播音主持自備稿件:《塵封的軍功章》
我是一名記者,今年年初,我隨省委書記下鄉走訪農戶。當我們走進一家簡陋而整潔的普通平房里,一張掛在墻上,泛黃的戎裝像,引起我們的注意,畫像上年輕人胸前的軍功章,格外顯眼。
今天,俺家里來了好些人,聽說是省里下來視察的。后來,他們談到爹年輕時的那張畫像,爹站起身來,佝僂著走到里屋,拿出了一個俺從來沒見過的布包。
這是金英,畫像上是她的父親,李文祥。老人家今年87歲了,人們只知道他原來當過兵,現在是村里的老農民。然而,一個小布包的出現,竟揭開了老人家堅守幾十年的秘密。
俺從不知道爹還有那么些獎章,俺只從小聽爹講那些打仗的故事,竟不知道俺爹還是個大英雄!
這是1949年1月,淮海戰役紀念章,李文祥榮立特等功……
那是個冬天。咱解放軍60萬部隊消滅敵人80萬吶。最苦的是那魯樓堵擊戰……敵人飛機大炮重兵猛攻,炊事員犧牲了,我們餓了4天,就著涼水嚼生麥粒也沒一個人要當逃兵!子彈打完了用刺刀捅,用槍托砸,用牙咬……我眼看著戰友們一個接一個倒下,到處都是尸體…… 陣地上就剩我一個……6個晝夜,我們終于完成了任務!
這是1949年4月頒發的渡江勝利紀念章;這是福州戰役特等人民功臣獎狀;這是“戰斗模范”獎狀,上面印著毛主席的肖像……
俺曾問過爹:“你還想你的那些戰友么?” 爹先是搖頭:“想有啥用?不想。”可過了好一會兒,又緊緊地閉上雙眼,說“睡不著的時候想啊……”
太…太慘了,都死了,最后一個小新兵也死在我懷里了,陣地上就剩我一個了,我…我怕呀!”……我搖晃著走下陣地,不知道該咋辦……見到營長,我喊“上面,上面沒有人了!”營長一巴掌扇過來:“你狗日的不是人啊!”
這些事情,老人家為什么從來沒說過呢?
爹總說:“顯擺那干啥,那么些人的命都沒了,能活著,就是福氣……”
這么多年的隱功埋名,你們過的這樣清苦……金英……怨過你爹么……
怨過,可怨他又能怎么樣呢……去年七月的一天,爹又在村口接俺回家,俺一下就看出爹的嘴角歪了,一量血壓,高壓220,低壓180,俺趕緊登上三輪車送爹去看病。去縣中醫院,路上要翻過金堤,俺實在是推不上去,只好繞路走。
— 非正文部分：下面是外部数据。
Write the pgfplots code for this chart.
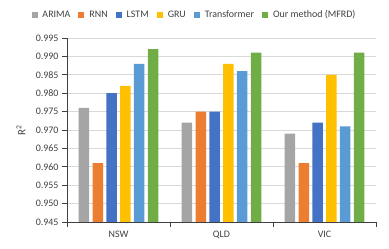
\documentclass[border=0pt]{standalone}
\usepackage{pgfplots}
\pgfplotsset{compat=1.18}
\usepackage{fontspec}
\setmainfont{Carlito}
\definecolor{cA}{HTML}{A5A5A5}
\definecolor{cR}{HTML}{ED7D31}
\definecolor{cL}{HTML}{4472C4}
\definecolor{cG}{HTML}{FFC000}
\definecolor{cT}{HTML}{5B9BD5}
\definecolor{cO}{HTML}{70AD47}
\definecolor{txt}{HTML}{404040}
\definecolor{axc}{HTML}{404040}
\definecolor{grd}{HTML}{D9D9D9}
\begin{document}
\begin{tikzpicture}
\begin{axis}[
  scale only axis, width=309bp, height=184bp,
  xmin=-0.5, xmax=2.5, ymin=0.945, ymax=0.995,
  ytick={0.945,0.950,...,0.9951},
  yticklabel style={/pgf/number format/.cd,fixed,fixed zerofill,precision=3},
  /pgf/number format/assume math mode=true,
  ticklabel style={font=\fontsize{10}{12}\selectfont, text=txt},
  xtick={-0.5,0.5,1.5,2.5}, xticklabels={},
  extra x ticks={0,1,2}, extra x tick labels={NSW,QLD,VIC},
  extra x tick style={grid=none, major tick length=0pt, xticklabel style={yshift=-6bp}},
  tick align=outside, major tick length=5bp,
  tick style={draw=axc, line width=0.7pt},
  ymajorgrids, grid style={grd, line width=0.6pt},
  axis x line*=bottom, axis y line*=left,
  axis line style={axc, line width=0.7pt},
  ylabel={R\textsuperscript{2}},
  ylabel style={at={(axis description cs:-0.149,0.5)}, anchor=center, font=\fontsize{11}{13}\selectfont, text=txt},
  bar width=0.102,
  legend columns=6,
  legend style={at={(0.4126,1.125)}, anchor=center, draw=none, fill=none,
    font=\fontsize{10}{12}\selectfont, text=txt, column sep=3bp,
    /tikz/every even column/.append style={column sep=6bp}},
  legend image code/.code={\fill[#1] (0bp,-3bp) rectangle (6bp,3bp);},
]
\addplot[ybar, fill=cA, draw=none, bar shift=-0.335] coordinates {(0,0.976) (1,0.972) (2,0.969)};
\addplot[ybar, fill=cR, draw=none, bar shift=-0.201] coordinates {(0,0.961) (1,0.975) (2,0.961)};
\addplot[ybar, fill=cL, draw=none, bar shift=-0.067] coordinates {(0,0.980) (1,0.975) (2,0.972)};
\addplot[ybar, fill=cG, draw=none, bar shift=0.067] coordinates {(0,0.982) (1,0.988) (2,0.985)};
\addplot[ybar, fill=cT, draw=none, bar shift=0.201] coordinates {(0,0.988) (1,0.986) (2,0.971)};
\addplot[ybar, fill=cO, draw=none, bar shift=0.335] coordinates {(0,0.992) (1,0.991) (2,0.991)};
\legend{ARIMA,RNN,LSTM,GRU,Transformer,Our method (MFRD)}
\coordinate (bl) at (rel axis cs:0,0);
\coordinate (tr) at (rel axis cs:1,1);
\end{axis}
\pgfresetboundingbox
\path ([xshift=-67bp,yshift=-27bp]bl) rectangle ([xshift=13bp,yshift=38bp]tr);
\end{tikzpicture}
\end{document}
爹一病就是四十多天,眼看著就要不行了,醫生說:“抓緊給你爹準備壽衣吧”……“壽衣……”俺實在是不知道該雜辦,爹啊,你咋就不愿意讓別人幫幫咱呢?
我想,老人家只是無時無刻不想堅守他自己的準則,他只是把一種別人都不能理解的信仰,烙在心里。
幸運的是,李文祥老人家的病情得到控制,雖然腿腳依然遲緩,但思路清晰,精神很好。
現在,老人依然生活在河南范縣一個普通的農村。也許你我曾經見過他,可是他的背影那樣平凡,我們不曾真正留意。
如果有一天,你也走過那間簡陋而簡潔的平房,你會看見,這位老人正坐在家門口的槐樹下,微笑著(微笑著),沐浴陽光。